The ‘F’ Word

I saw on my Facebook page recently this speech from American producer, screenwriter and director Joss Whedon, about how he doesn’t like the word “feminism”.

To his credit, Whedon said lots of good things about how women deserve respect and access to equal rights and opportunities in society.  He sees this (quite rightly) as something which all people are deserving of.  However, he doesn’t like to use the word “feminism” because he thinks it’s based on the assumption that seeing women as equal is not our natural state.  According to Whedon, seeing women as people deserving of equal rights is something we should naturally do…therefore the label of “feminist” isn’t needed.

These kinds of sentiments have been echoed by many famous young pop stars and actresses in the media.  This great piece on Jezebel sums up a number of quotes where young women step away from the “feminist” label.

As someone who studied anthropology and social science for a number of years, I’ve never been particularly afraid of the F-word.  I love the quote from British suffragist and journalist Rebecca West, who famously said “Feminism is the radical notion that women are people.”

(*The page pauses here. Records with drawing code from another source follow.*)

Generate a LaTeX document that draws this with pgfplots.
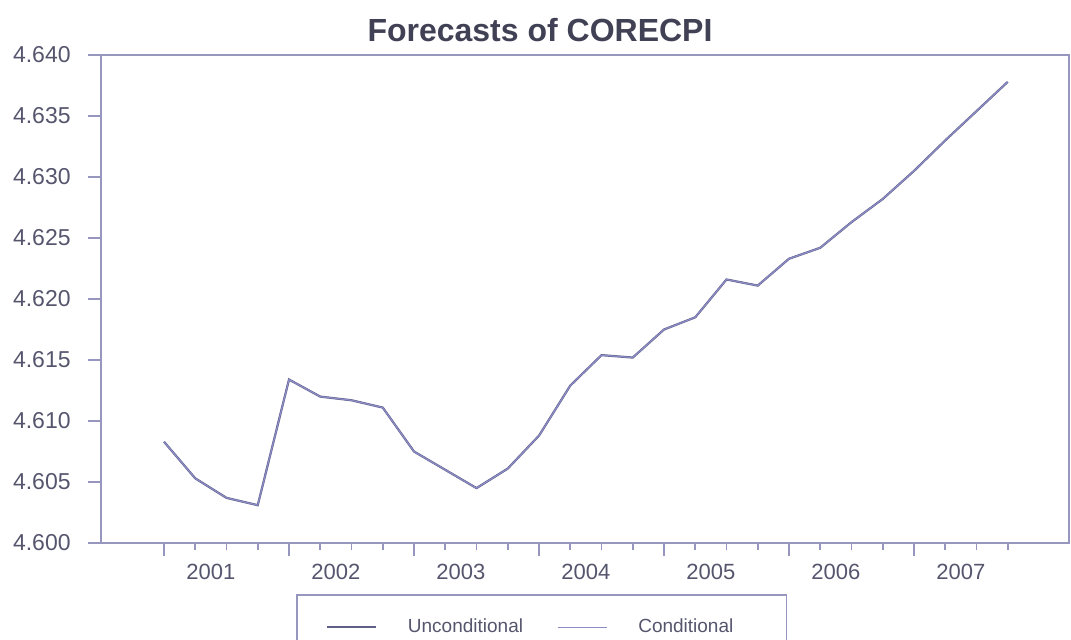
\documentclass[border=0pt]{standalone}
\usepackage{pgfplots}
\pgfplotsset{compat=1.18}
\usepackage{fontspec}
\setmainfont{Liberation Sans}
\definecolor{axcol}{RGB}{150,150,190}
\definecolor{txtcol}{RGB}{85,85,110}
\definecolor{titcol}{RGB}{65,65,85}
\definecolor{uncol}{RGB}{95,95,135}
\definecolor{concol}{RGB}{140,140,200}
\pgfplotstableread{
x y
0 4.6083
1 4.6053
2 4.6037
3 4.6031
4 4.6134
5 4.6120
6 4.6117
7 4.6111
8 4.6075
9 4.6060
10 4.6045
11 4.6061
12 4.6088
13 4.6129
14 4.6154
15 4.6152
16 4.6175
17 4.6185
18 4.6216
19 4.6211
20 4.6233
21 4.6242
22 4.6263
23 4.6282
24 4.6305
25 4.6330
26 4.6354
27 4.6378
}\datatab
\begin{document}
\begin{tikzpicture}
\useasboundingbox (0,0) rectangle (535.5pt,319.5pt);
\begin{axis}[
  at={(50.5pt,48pt)}, anchor=south west,
  scale only axis, width=484pt, height=244pt,
  xmin=-2.016, xmax=28.96, ymin=4.600, ymax=4.640,
  axis line style={axcol, line width=0.8pt},
  tick style={axcol, line width=0.8pt},
  tick align=outside,
  xtick={0,4,...,24}, xticklabels={},
  minor xtick={1,2,3,5,6,7,9,10,11,13,14,15,17,18,19,21,22,23,25,26,27},
  major tick length=6.5pt, minor tick length=3.5pt,
  extra x ticks={1.5,5.5,9.5,13.5,17.5,21.5,25.5},
  extra x tick labels={2001,2002,2003,2004,2005,2006,2007},
  extra x tick style={major tick length=0pt, tick label style={font=\fontsize{11}{13}\selectfont, text=txtcol, anchor=center, yshift=-14.25pt}},
  ytick={4.600,4.605,...,4.6401},
  /pgf/number format/fixed, /pgf/number format/fixed zerofill, /pgf/number format/precision=3, /pgf/number format/assume math mode=true,
  yticklabel style={font=\fontsize{11.5}{13}\selectfont, text=txtcol, anchor=east, inner sep=0pt, xshift=-8.5pt},
  xtick pos=bottom, ytick pos=left,
  title={Forecasts of CORECPI},
  title style={at={(0.4535,1.0256)}, anchor=center, font=\fontsize{16}{18}\selectfont\bfseries, text=titcol},
  legend columns=2,
  legend style={at={(0.2014,-0.1045)}, anchor=north west, draw=axcol, line width=0.8pt,
    font=\fontsize{9.5}{11}\selectfont, text=txtcol, inner xsep=14.5pt, inner ysep=10pt,
    /tikz/every even column/.append style={column sep=15pt}},
  legend image code/.code={\draw[#1] (0pt,0pt) -- (24.5pt,0pt);},
]
\addplot[uncol, line width=1.1pt] table[x=x,y=y]{\datatab};
\addlegendentry{\hspace*{13.5pt}Unconditional}
\addplot[concol, line width=0.6pt] table[x=x,y=y]{\datatab};
\addlegendentry{\hspace*{13.5pt}Conditional\hspace*{10pt}\mbox{}}
\end{axis}
\end{tikzpicture}
\end{document}
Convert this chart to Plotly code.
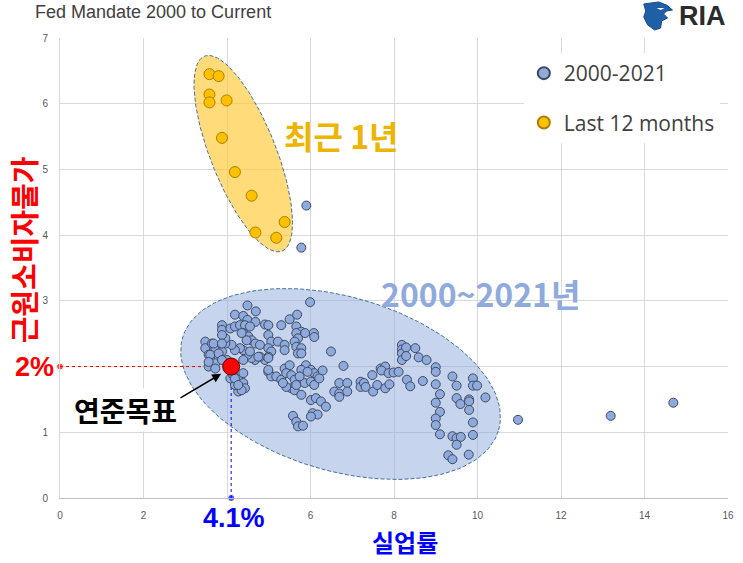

Feminism is simply the term used for a movement committed to achieving equality for all genders.  This isn’t exclusive to women, although it makes sense that women are the driving force behind feminism.  It’s much easier to understand discrimination when you’re a member of the group being denied rights, opportunities and equal standing.

Of course men can also be feminists, and feminism can help men.  Feminism aims to break down all restrictive notions of gender, including ideas about how men “should” be and the roles they “should” hold as well.

I don’t really know why so many young women, and men, have come to see “feminism” as such a bad word.  Whedon’s ideal of a society that doesn’t need feminism is a nice one, but unfortunately it doesn’t really ring true.  So often the idea of a “natural state” has been used to justify the so-called innate violence of some men, or the assumption that women are biologically designed to stay home and raise children (so shouldn’t be in the workforce anyway).

Then you have things like the gender wage gap, where women in New Zealand are still making on average $4.00 less an hour than men.  In the finance and industry services sector, the gap widens to a massive $18.00 per hour difference…and it’s only continuing to grow.

So, if you’re a person who thinks that all people deserve equal pay for equal work, as well as the same rights and opportunities, then I’m sorry to say you are probably a feminist – whether you like that word or not.